La canonizzazione è legata a un miracolo relativo a una gravidanza problematica. Una donna salvadoregna, Cecilia Maribel Flores Rivas, membro del Cammino Neocatecumenale, fu ricoverata in ospedale il 27 agosto 2015. I medici la fecero partorire con taglio cesareo, ma nei giorni successivi peggiorò: aveva una grave malattia al fegato e ai reni.
Poco dopo che i medici avevano comunicato a suo marito, Alejandro, che non potevano più fare nulla, l’uomo aprì la sua Bibbia, regalo di sua nonna: dalle sue pagine cadde un santino di Romero, a cui la nonna era molto devota. Per lui, fu un segno: doveva chiedere la sua intercessione.
Alcuni amici cominciarono a pregare, andando anche sulla tomba del vescovo. La preghiera, alla fine, coinvolse tutta la loro comunità. Dal 9 settembre i livelli vitali di Cecilia Maribel si rialzarono improvvisamente: nel giro di 72 ore fu dimessa dall’ospedale e da allora non ha più avuto quella malattia. Anche il bambino, Luis Carlos, gode di ottima salute.
L’inchiesta diocesana relativa si è conclusa nei primi giorni del marzo 2017. Il 26 ottobre seguente, la Consulta medica della Congregazione delle Cause dei Santi ha votato all’unanimità circa l’inspiegabilità scientifica del fatto. Sono quindi seguiti il parere positivo dei Consultori Teologi, il 14 dicembre 2017, e quello dei cardinali e dei vescovi membri della Congregazione, il 6 febbraio 2018.

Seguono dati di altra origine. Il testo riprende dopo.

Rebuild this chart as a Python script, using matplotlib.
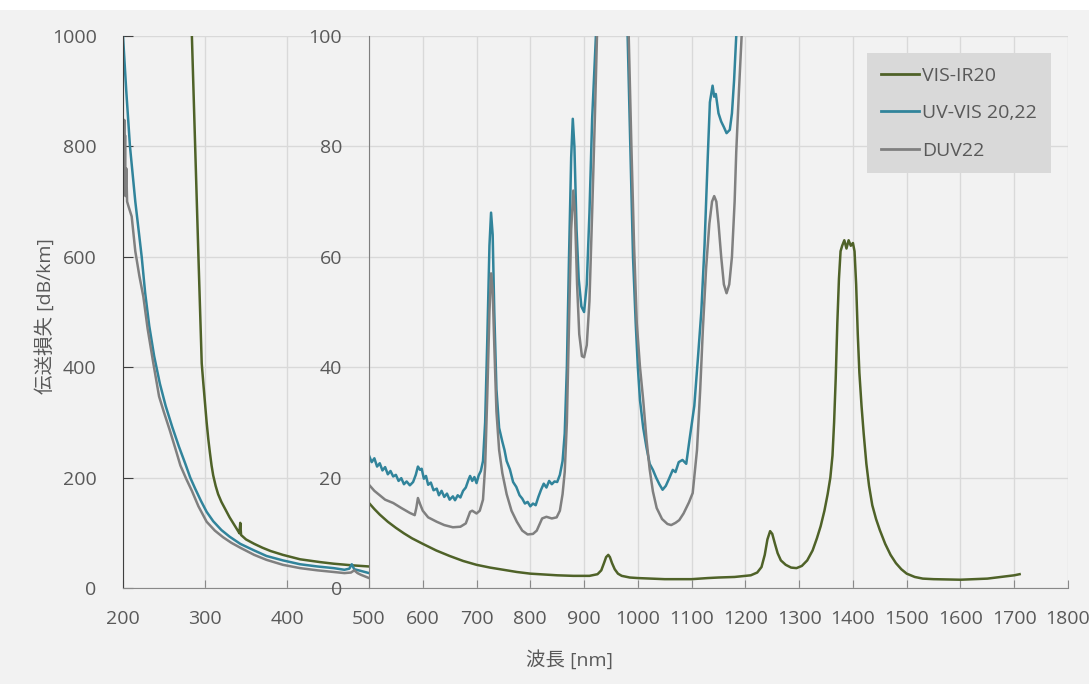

Ricevendo in udienza il Prefetto della Congregazione delle Cause dei Santi, il cardinal Angelo Amato, papa Francesco ha quindi autorizzato la promulgazione del decreto con cui l’accaduto riceveva la qualifica di miracolo, attribuito all’intercessione del Beato Óscar Romero. Con la canonizzazione, avvenuta il 14 ottobre 2018, il vescovo martire di El Salvador è diventato ufficialmente “San Romero delle Americhe”, come già da tempo veniva invocato.